■ **TASK BRIEF**
No images are to be carried over; print all other material exactly as it stands.

■ **DATASET CONTENT**
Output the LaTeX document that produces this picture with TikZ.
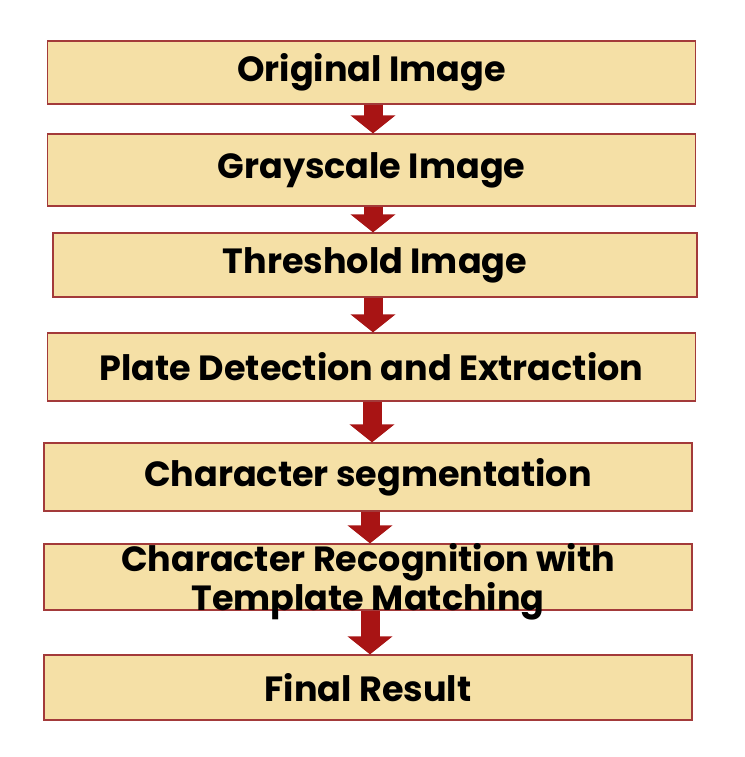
\documentclass[tikz,border=0pt]{standalone}
\usepackage{fontspec}
\setmainfont{Poppins}
\usetikzlibrary{arrows.meta}
\definecolor{boxfill}{HTML}{F5E0A6}
\definecolor{boxline}{HTML}{A33A3A}
\definecolor{arrowred}{HTML}{A81414}
\tikzset{
  boxtext/.style={inner sep=0pt, align=center, font=\fontsize{35}{33}\selectfont\bfseries},
  stepbox/.style={boxtext, draw=boxline, line width=1.2pt, fill=boxfill, minimum width=648pt},
  flow/.style={draw=arrowred, line width=19pt, -{Triangle[length=18pt,width=44pt]}, arrowred}
}
\begin{document}
\begin{tikzpicture}[x=1pt,y=-1pt]
\fill[white] (0,0) rectangle (744,757);
\useasboundingbox (0,0) rectangle (744,757);
\node[stepbox, minimum height=63pt] (b1) at (371.5,72.5) {Original Image};
\node[stepbox, minimum height=72pt] (b2) at (371.5,170) {Grayscale Image};
\node[stepbox, minimum height=64pt, minimum width=644pt] (b3) at (375,265) {Threshold Image};
\node[stepbox, minimum height=68pt] (b4) at (371.5,367) {Plate Detection and Extraction};
\node[stepbox, minimum height=68pt] (b5) at (368,477) {Character segmentation};
\node[stepbox, minimum height=66pt] (b6) at (368,577) {};
\node[stepbox, minimum height=65pt] (b7) at (368,687.5) {Final Result};
\draw[flow] (b1.south -| 373,0) -- (b2.north -| 373,0);
\draw[flow] (b2.south -| 373,0) -- (b3.north -| 373,0);
\draw[flow] (b3.south -| 373,0) -- (b4.north -| 373,0);
\draw[flow] (b4.south -| 372,0) -- (b5.north -| 372,0);
\draw[flow] (b5.south -| 370,0) -- (b6.north -| 370,0);
\draw[flow] (b6.south -| 370,0) -- (b7.north -| 370,0);
\node[boxtext] (t6) at (368,582) {Character Recognition with\\Template Matching};
\end{tikzpicture}
\end{document}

■ **EXERCISE RESULT**
Output the LaTeX document that produces this picture with TikZ.
\documentclass[tikz,border=0pt]{standalone}
\usepackage{fontspec}
\setmainfont{Poppins}
\usetikzlibrary{arrows.meta}
\definecolor{boxfill}{HTML}{F5E0A6}
\definecolor{boxline}{HTML}{A33A3A}
\definecolor{arrowred}{HTML}{A81414}
\tikzset{
  boxtext/.style={inner sep=0pt, align=center, font=\fontsize{35}{33}\selectfont\bfseries},
  stepbox/.style={boxtext, draw=boxline, line width=1.2pt, fill=boxfill, minimum width=648pt},
  flow/.style={draw=arrowred, line width=19pt, -{Triangle[length=18pt,width=44pt]}, arrowred}
}
\begin{document}
\begin{tikzpicture}[x=1pt,y=-1pt]
\fill[white] (0,0) rectangle (744,757);
\useasboundingbox (0,0) rectangle (744,757);
\node[stepbox, minimum height=63pt] (b1) at (371.5,72.5) {Original Image};
\node[stepbox, minimum height=72pt] (b2) at (371.5,170) {Grayscale Image};
\node[stepbox, minimum height=64pt, minimum width=644pt] (b3) at (375,265) {Threshold Image};
\node[stepbox, minimum height=68pt] (b4) at (371.5,367) {Plate Detection and Extraction};
\node[stepbox, minimum height=68pt] (b5) at (368,477) {Character segmentation};
\node[stepbox, minimum height=66pt] (b6) at (368,577) {};
\node[stepbox, minimum height=65pt] (b7) at (368,687.5) {Final Result};
\draw[flow] (b1.south -| 373,0) -- (b2.north -| 373,0);
\draw[flow] (b2.south -| 373,0) -- (b3.north -| 373,0);
\draw[flow] (b3.south -| 373,0) -- (b4.north -| 373,0);
\draw[flow] (b4.south -| 372,0) -- (b5.north -| 372,0);
\draw[flow] (b5.south -| 370,0) -- (b6.north -| 370,0);
\draw[flow] (b6.south -| 370,0) -- (b7.north -| 370,0);
\node[boxtext] (t6) at (368,582) {Character Recognition with\\Template Matching};
\end{tikzpicture}
\end{document}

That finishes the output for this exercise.